By the way, ALL money you may have given her to support your son, the court will view that as a gift, NOT support.

Say you've given her $150,000 over the last five years. Say she admits that in open court, and you present PROOF.
That's just fine, the court will see it as a gift!!!!

Why? Because it isn't child support unless accepted and disbursed by the sate's child support/collection agency, or it was paid pursuant to a court order, NOT a notarized document.

No hostility at all, I'm not her, I'm not the kid, I never had these problems, I don't know her, I don't know you, and I have no dog in this fight. Bottom line, if you dislike the law, complain to your state or federal lawmakers.

Me? I'm just a simple, old, country Texas lawyer.
I don't like most laws, but I've taken an oath as an officer of the court to act ethically. That said, as Pro so ably and clearly said, for unwed fathers, they seek custody, visitation, and support via court orders after proving paternity.

Whether I like it, hate it, or am neutral to it, no one asked my approval, and the law simply rolls on and over us all.
At this point I invoke the Abominable Scare Act, and that's all I need say. Few like it, most don't understand it, fewer wanted it, but it's here, and that's that.

As it is with unwed fathers, you want rights, you go to court and argue your position before a judge.

If you've proven paternity, you'll get visitation, and it might start as supervised, meaning you'll pay a social worker to let you play with Bobby in an office for a couple of hours a week. You won't take Bobby home. Once the social worker has vetted your behavior, you might get Bobby for 3-4 hours on a Saturday. Eventually, Bobby might be allowed to spend a night or two a month with you at your home.

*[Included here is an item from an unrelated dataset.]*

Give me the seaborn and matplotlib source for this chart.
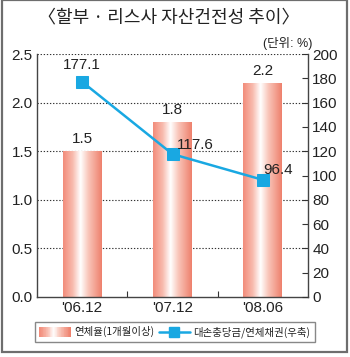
import numpy as np
import pandas as pd
import matplotlib
matplotlib.use("Agg")
import matplotlib.pyplot as plt
import seaborn as sns
from matplotlib import font_manager
from matplotlib.colors import LinearSegmentedColormap
from matplotlib.patches import Rectangle
from matplotlib.lines import Line2D
from matplotlib.legend_handler import HandlerBase

# Data
periods = ["'06.12", "'07.12", "'08.06"]
delinquency_rate = [1.5, 1.8, 2.2]          # left axis
allowance_ratio = [177.1, 117.6, 96.4]      # right axis
left_ticks = [0.0, 0.5, 1.0, 1.5, 2.0, 2.5]
right_ticks = list(range(0, 201, 20))

title = "〈할부 · 리스사 자산건전성 추이〉"
unit_label = "(단위: %)"
bar_name = "연체율(1개월이상)"
line_name = "대손충당금/연체채권(우축)"

sns.set_theme(style="white")
available = {f.name for f in font_manager.fontManager.ttflist}
num_font = "Liberation Sans Narrow" if "Liberation Sans Narrow" in available else "Liberation Sans"
kr_font = "Noto Sans CJK KR"
plt.rcParams["font.family"] = [num_font, kr_font, "DejaVu Sans"]

text_color = "#222222"
line_color = "#19A8E2"
grad_cmap = LinearSegmentedColormap.from_list(
    "salmon_tube",
    [(0.0, "#F28C7A"), (0.25, "#F8BBAE"), (0.45, "#FFFFFF"),
     (0.65, "#F9C6BA"), (1.0, "#EE806C")])

df = pd.DataFrame({"period": periods, "rate": delinquency_rate, "ratio": allowance_ratio})

fig = plt.figure(figsize=(3.5, 3.57), dpi=100)
ax = fig.add_axes([37 / 350, 1 - 297 / 357, 271 / 350, 243 / 357])

sns.barplot(data=df, x="period", y="rate", ax=ax, width=0.43,
            color="none", edgecolor="none", linewidth=0, zorder=2)

# fill each bar with a horizontal tube-like gradient
grad = np.linspace(0, 1, 256).reshape(1, -1)
for p in list(ax.patches):
    x0, y0 = p.get_x(), p.get_y()
    w, h = p.get_width(), p.get_height()
    ax.imshow(grad, extent=[x0, x0 + w, y0, y0 + h], aspect="auto",
              cmap=grad_cmap, zorder=2, interpolation="bilinear")
    ax.text(x0 + w / 2, y0 + h + 0.05, f"{h:.1f}", ha="center", va="bottom",
            fontsize=11, color=text_color, zorder=5)

ax.set_xlim(-0.5, 2.5)
ax.set_ylim(0, 2.5)
ax.set_yticks(left_ticks)
ax.set_yticklabels([f"{v:.1f}" for v in left_ticks], fontsize=11, color=text_color)
ax.set_xticks(range(len(periods)))
ax.set_xticklabels(periods, fontsize=11, color=text_color)
ax.set_xticks([0.5, 1.5], minor=True)
ax.tick_params(axis="x", which="major", length=0, pad=3)
ax.tick_params(axis="x", which="minor", direction="in", length=4, width=0.8, color="#333333", bottom=True)
ax.tick_params(axis="y", length=0, pad=3)
ax.set_xlabel("")
ax.set_ylabel("")
for t in left_ticks[1:]:
    ax.axhline(t, color="#333333", lw=0.8, ls=(0, (1.2, 1.6)), zorder=1)
for side in ["left", "bottom"]:
    ax.spines[side].set_color("#444444")
    ax.spines[side].set_linewidth(1.0)
ax.spines["top"].set_visible(False)
ax.spines["right"].set_visible(False)

ax2 = ax.twinx()
sns.lineplot(x=list(range(len(periods))), y=allowance_ratio, ax=ax2, color=line_color,
             lw=1.8, marker="s", markersize=8, markeredgecolor=line_color, zorder=4)
ax2.set_ylim(0, 200)
ax2.set_yticks(right_ticks)
ax2.set_yticklabels([str(v) for v in right_ticks], fontsize=11, color=text_color)
ax2.tick_params(axis="y", direction="in", length=4, width=0.8, color="#333333", pad=3)
for side in ["top", "left", "bottom"]:
    ax2.spines[side].set_visible(False)
ax2.spines["right"].set_color("#444444")
ax2.spines["right"].set_linewidth(1.0)

label_offsets = [(0.0, 8, "center", "bottom"), (0.05, 2, "left", "bottom"), (0.0, 2, "left", "bottom")]
for i, v in enumerate(allowance_ratio):
    dx, dy, ha, va = label_offsets[i]
    ax2.text(i + dx, v + dy, f"{v:.1f}", ha=ha, va=va, fontsize=11, color=text_color, zorder=6)

fig.text(169 / 350, 1 - 17 / 357, title, ha="center", va="center", fontsize=13,
         color=text_color, family=[kr_font, "DejaVu Sans"])
fig.text(312 / 350, 1 - 43 / 357, unit_label, ha="right", va="center", fontsize=9,
         color=text_color, family=[num_font, kr_font])


class GradientHandler(HandlerBase):
    def create_artists(self, legend, orig_handle, xdescent, ydescent, width, height, fontsize, trans):
        n = 40
        x0, y0 = -xdescent, -ydescent - 0.2 * height
        h = height * 1.4
        arts = []
        for i in range(n):
            r = Rectangle((x0 + i * width / n, y0), width / n * 1.05, h,
                          facecolor=grad_cmap(i / (n - 1)), edgecolor="none", transform=trans)
            arts.append(r)
        return arts


bar_handle = Rectangle((0, 0), 1, 1)
line_handle = Line2D([], [], color=line_color, lw=1.8, marker="s", markersize=7)
leg = fig.legend([bar_handle, line_handle], [bar_name, line_name],
                 handler_map={Rectangle: GradientHandler()},
                 loc="center", bbox_to_anchor=(175 / 350, 1 - 332 / 357), ncol=2,
                 frameon=True, fancybox=False, edgecolor="#888888", framealpha=1,
                 prop={"family": [kr_font], "size": 7.5}, handlelength=3.0,
                 handletextpad=0.35, columnspacing=0.4, borderpad=0.45,
                 borderaxespad=0)
leg.get_frame().set_linewidth(1.0)
for t in leg.get_texts():
    t.set_color(text_color)

# outer border
fig.patches.append(Rectangle((2 / 350, 1 - 352 / 357), 345 / 350, 352 / 357,
                             transform=fig.transFigure, fill=False,
                             edgecolor="#6E6E6E", lw=1.6))

fig.savefig("out.png", dpi=100)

It's a slow process, and it gets expensive, because you'll be shelling out child support, too. In Texas, child support is determined as a percentage of your earnings, and it's all table driven.

Eventually, when Bobby is in school, you'll get him for longer periods of time. You're expecting equality, and unless mommy is a devil, that ain't happening for some time.
 
Oh, that's possibly another error you made by trying to help her not lose him to CPS.
You see, had CPS taken the chid, as the father (having proven his paternity), CPS would have worked to help you obtain custody and placed the child in your care. Why? Because you're dad, and CPS claims to try to keep kids with their family. As dad, you were the logical next of kin. Doing it your way, helped her, but SCREWED you and the boy.
 
I have a feeling that CPS simply "told" him that.

The reality is, CPS cannot remove the child without a court order, and they will try - multiple times, frequently - to reunite the child with the primary parent.

It has nothing to do with what's in your pants. Many, many fathers are CP. The problem is that without the protection of marriage, you do have to go through some hoops.
 
I have a feeling that CPS simply "told" him that.

The reality is, CPS cannot remove the child without a court order, and they will try - multiple times, frequently - to reunite the child with the primary parent.

It has nothing to do with what's in your pants. Many, many fathers are CP. The problem is that without the protection of marriage, you do have to go through some hoops.

We sometimes have to hear things we dislike if we seek the truth.

Choices do have consequences.
 
The bottom line is get a lawyer & see what can be worked out in court.